Exercise description
Give the listing again exactly, omitting its images.

Information supplied
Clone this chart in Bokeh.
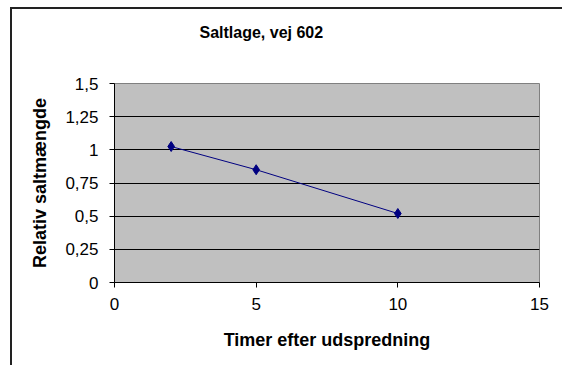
from bokeh.plotting import figure
from bokeh.models import FixedTicker, Range1d, Title
from bokeh.embed import file_html
from bokeh.resources import INLINE

# data
hours = [2, 5, 10]
salt = [1.025, 0.85, 0.52]

title_text = "Saltlage, vej 602"
x_label = "Timer efter udspredning"
y_label = "Relativ saltmængde"

x_ticks = [0, 5, 10, 15]
y_ticks = [0, 0.25, 0.5, 0.75, 1.0, 1.25, 1.5]
y_tick_labels = ["0", "0,25", "0,5", "0,75", "1", "1,25", "1,5"]

FONT = "Liberation Sans"

p = figure(width=552, height=358, output_backend="svg", toolbar_location=None,
           title=None,
           x_range=Range1d(0, 15), y_range=Range1d(0, 1.5),
           min_border_left=102, min_border_right=25, min_border_top=74, min_border_bottom=85,
           background_fill_color="#C0C0C0", border_fill_color="white",
           outline_line_color="#808080", outline_line_width=1,
           styles={"margin-left": "10px", "margin-top": "7px",
                   "border-top": "2px solid #222222", "border-left": "2px solid #222222"})

# spacer between frame and title (closest to the frame)
p.add_layout(Title(text=" ", text_font=FONT, text_font_size="10px", standoff=15), "above")
# main title (outer)
p.add_layout(Title(text=title_text, align="left", offset=85, vertical_align="top",
                   text_font=FONT, text_font_size="16px", text_font_style="bold",
                   text_color="black", standoff=26), "above")

p.xgrid.grid_line_color = None
p.ygrid.grid_line_color = "black"
p.ygrid.grid_line_width = 1

p.xaxis.ticker = FixedTicker(ticks=x_ticks)
p.yaxis.ticker = FixedTicker(ticks=y_ticks)
p.yaxis.major_label_overrides = {t: l for t, l in zip(y_ticks, y_tick_labels)}

for ax in (p.xaxis[0], p.yaxis[0]):
    ax.axis_line_color = "black"
    ax.major_tick_line_color = "black"
    ax.major_tick_in = 0
    ax.major_tick_out = 5
    ax.minor_tick_line_color = None
    ax.major_label_text_font = FONT
    ax.major_label_text_font_size = "17px"
    ax.major_label_text_color = "black"
    ax.axis_label_text_font = FONT
    ax.axis_label_text_font_size = "18px"
    ax.axis_label_text_font_style = "bold"
    ax.axis_label_text_color = "black"

p.xaxis.axis_label = x_label
p.yaxis.axis_label = y_label
p.xaxis.major_label_standoff = 10
p.yaxis.major_label_standoff = 11
p.xaxis.axis_label_standoff = 17
p.yaxis.axis_label_standoff = 12

p.line(hours, salt, line_color="#000080", line_width=1)
p.scatter(hours, salt, marker="diamond", size=10, fill_color="#000080", line_color="#000080")

open("out.html", "w").write(file_html(p, INLINE))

Response to the exercise
Clone this chart in Bokeh.
from bokeh.plotting import figure
from bokeh.models import FixedTicker, Range1d, Title
from bokeh.embed import file_html
from bokeh.resources import INLINE

# data
hours = [2, 5, 10]
salt = [1.025, 0.85, 0.52]

title_text = "Saltlage, vej 602"
x_label = "Timer efter udspredning"
y_label = "Relativ saltmængde"

x_ticks = [0, 5, 10, 15]
y_ticks = [0, 0.25, 0.5, 0.75, 1.0, 1.25, 1.5]
y_tick_labels = ["0", "0,25", "0,5", "0,75", "1", "1,25", "1,5"]

FONT = "Liberation Sans"

p = figure(width=552, height=358, output_backend="svg", toolbar_location=None,
           title=None,
           x_range=Range1d(0, 15), y_range=Range1d(0, 1.5),
           min_border_left=102, min_border_right=25, min_border_top=74, min_border_bottom=85,
           background_fill_color="#C0C0C0", border_fill_color="white",
           outline_line_color="#808080", outline_line_width=1,
           styles={"margin-left": "10px", "margin-top": "7px",
                   "border-top": "2px solid #222222", "border-left": "2px solid #222222"})

# spacer between frame and title (closest to the frame)
p.add_layout(Title(text=" ", text_font=FONT, text_font_size="10px", standoff=15), "above")
# main title (outer)
p.add_layout(Title(text=title_text, align="left", offset=85, vertical_align="top",
                   text_font=FONT, text_font_size="16px", text_font_style="bold",
                   text_color="black", standoff=26), "above")

p.xgrid.grid_line_color = None
p.ygrid.grid_line_color = "black"
p.ygrid.grid_line_width = 1

p.xaxis.ticker = FixedTicker(ticks=x_ticks)
p.yaxis.ticker = FixedTicker(ticks=y_ticks)
p.yaxis.major_label_overrides = {t: l for t, l in zip(y_ticks, y_tick_labels)}

for ax in (p.xaxis[0], p.yaxis[0]):
    ax.axis_line_color = "black"
    ax.major_tick_line_color = "black"
    ax.major_tick_in = 0
    ax.major_tick_out = 5
    ax.minor_tick_line_color = None
    ax.major_label_text_font = FONT
    ax.major_label_text_font_size = "17px"
    ax.major_label_text_color = "black"
    ax.axis_label_text_font = FONT
    ax.axis_label_text_font_size = "18px"
    ax.axis_label_text_font_style = "bold"
    ax.axis_label_text_color = "black"

p.xaxis.axis_label = x_label
p.yaxis.axis_label = y_label
p.xaxis.major_label_standoff = 10
p.yaxis.major_label_standoff = 11
p.xaxis.axis_label_standoff = 17
p.yaxis.axis_label_standoff = 12

p.line(hours, salt, line_color="#000080", line_width=1)
p.scatter(hours, salt, marker="diamond", size=10, fill_color="#000080", line_color="#000080")

open("out.html", "w").write(file_html(p, INLINE))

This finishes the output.